Popular media myths were in circulation over the weekend at the conference of journalism historians—signaling anew how embedded myths are in American media history and how difficult they can be to uproot.
One presentation at the conference in New York City discussed Walter Cronkite’s standing in collective American memory and in media history. The presentation inevitably invoked the notion that the Cronkite’s on-air commentary in 1968 dissuaded Lyndon Johnson from seeking reelection to the presidency.
Supposedly, Johnson watched Cronkite’s special report on CBS about Vietnam. Cronkite ended the program with by saying the U.S. war effort was “mired in stalemate” and that negotiations eventually might be considered as a way out of the conflict.
Upon hearing Cronkite’s downbeat editorial assessment, Johnson switched off the television and turned to an aide or aides, muttering something to the effect of:
“If I’ve lost Cronkite, I’ve lost Middle America.”
The program’s effect supposedly was so singularly powerful that it also turned public opinion against the war and came to be called the “Cronkite Moment.”
As I’ve noted several times at MediaMythAlert, and as I write in Getting It Wrong, my forthcoming book about media-driven myths, Johnson did not watch Cronkite’s special report about Vietnam when it aired February 27, 1968.
Johnson at the time was not in front of a television set but on the campus of the University of Texas at Austin, at a party marking the 51st birthday of one of his political allies, Governor John Connally.
Nor is there evidence that Johnson later saw the Cronkite program on videotape.

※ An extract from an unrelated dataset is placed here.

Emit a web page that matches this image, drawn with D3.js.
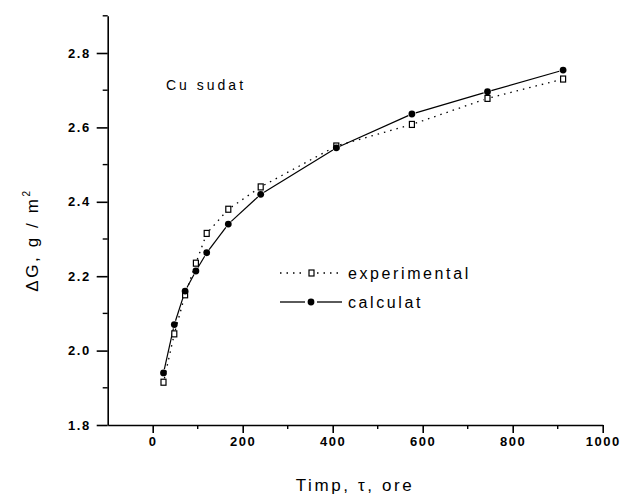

Not only that, but as I discuss in Getting It Wrong, there is scant evidence to suggest that the “Cronkite Moment” had much influence at all on public opinion about the war.
Indeed, polling data “clearly show that American sentiment had begun shifting months before the Cronkite program,” I write in the book, which will be out this summer.
Also heard during conference presentations was what I call the heroic-journalist myth of Watergate–the notion that the reporting of two young reporters for the Washington Post brought down Richard Nixon’s corrupt presidency.
This is a trope that even Post officials have dismissed over the years.
In 2005, for example, the newspaper’s then-ombudsman, Michael Getler, wrote:
“Ultimately, it was not The Post, but the FBI, a Congress acting in bipartisan fashion and the courts that brought down the Nixon administration. They saw Watergate and the attempt to cover it up as a vast abuse of power and attempted corruption of U.S. institutions.”
The heroic-journalist myth is addressed, and debunked, in Getting It Wrong, which says that interpreting Watergate “through the lens of the heroic-journalist is to abridge and misunderstand the scandal and to indulge in a particularly beguiling media-driven myth.”
The conference in New York was Saturday, and was sponsored by the History Division of AEJMC and the American Journalism Historians Association. AEJMC is the acronym for the Association for Education in Journalism and Mass Communication.